Several integrative interventions, including B vitamins and acetyl-L-carnitine, may decrease the pain caused by CTS and improve hand function.

Causes and Risk Factors for CTS

  • Repetitive use and trauma, including occupations that use jackhammers, chainsaws, and assembly line work. Studies on links between prolonged computer keyboard or mouse use and CTS have been inconclusive.
  • Obesity
  • Diabetes and metabolic syndrome
  • Menopause, pregnancy and female hormones, as the age of peak incidence is 40‒60 years old

Symptoms of CTS

  • Pain, numbness, and tingling in the wrist and first three fingers of the affected hand
  • Forearm pain may occur
  • Hand or wrist weakness may also be present

Diagnosis of CTS

  • Positive Tinel’s sign; a tingling sensation when tapping on the carpal tunnel
  • Positive Phalen’s maneuver; numbness and tingling when wrist is flexed
  • Nerve conduction tests to detect delayed median nerve conduction rates
  • Ultrasound of the wrist joint, carpal tunnel, and median nerve

Conventional Treatment for CTS

  • Injectable corticosteroids, non-steroidal anti-inflammatory drugs (NSAIDs), and lidocaine patches are considered conservative treatment for mild-to-moderate CTS
  • Carpal tunnel release surgery when conservative treatment fails
  • Massage and manual manipulation techniques have improved CTS symptoms and splinting may be recommended

Novel and Emerging Strategies for CTS

  • Sonographically guided percutaneous needle release may provide similar results to minimally invasive surgery with lower risk and recovery time
  • Low-level laser therapy may improve various symptoms and be as effective as surgical treatment for mild-to-moderate CTS
  • Microwave heat treatment, using microwaves to heat skin, significantly improved hand function and decreased pain

Dietary and Lifestyle Considerations

  • General aerobic exercise such as walking, swimming, and bicycling may be useful for reducing CTS symptoms.
  • Better workplace ergonomics may help reduce some of the mechanical factors that precipitate job-related CTS.

Integrative Interventions

  • B vitamins: CTS patients may be deficient in vitamin B6 and B12, and studies have found improvement in CTS symptoms, including less pain and better nerve conduction, with vitamin B6 and B12 supplementation.
  • Alpha-lipoic acid combinations: Clinical trials using alpha-lipoic acid combined with other therapies (including curcumin and gamma-linolenic acid) have significantly improved CTS symptoms and function scores.
  • Acetyl-L-carnitine: In an uncontrolled study, 1097 subjects with peripheral nerve dysfunction, including 109 subjects with CTS, were treated with intramuscular acetyl-L-carnitine daily for 10 days followed by oral acetyl-L-carnitine daily for an additional 20 days.
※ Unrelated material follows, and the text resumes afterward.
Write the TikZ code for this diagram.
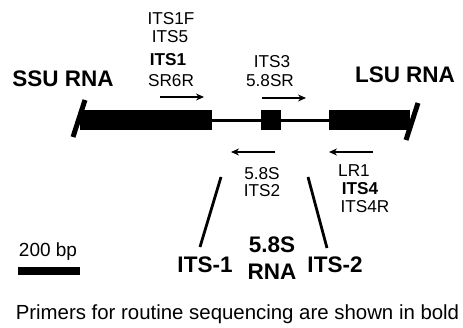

Symptoms were rated as improved by 83% of investigators and 84% of subjects.
  • Serratiopeptidase: Serratiopeptidase was given twice daily for six weeks in a clinical trial and was associated with significant clinical improvement in 65% of CTS subjects. Significant improvement in median nerve conduction velocity was also noted.
  • Omega-3 fatty acids: Omega-3 fatty acids may be useful in treating CTS as molecules derived from them may block pain receptors involved in neuropathic pain.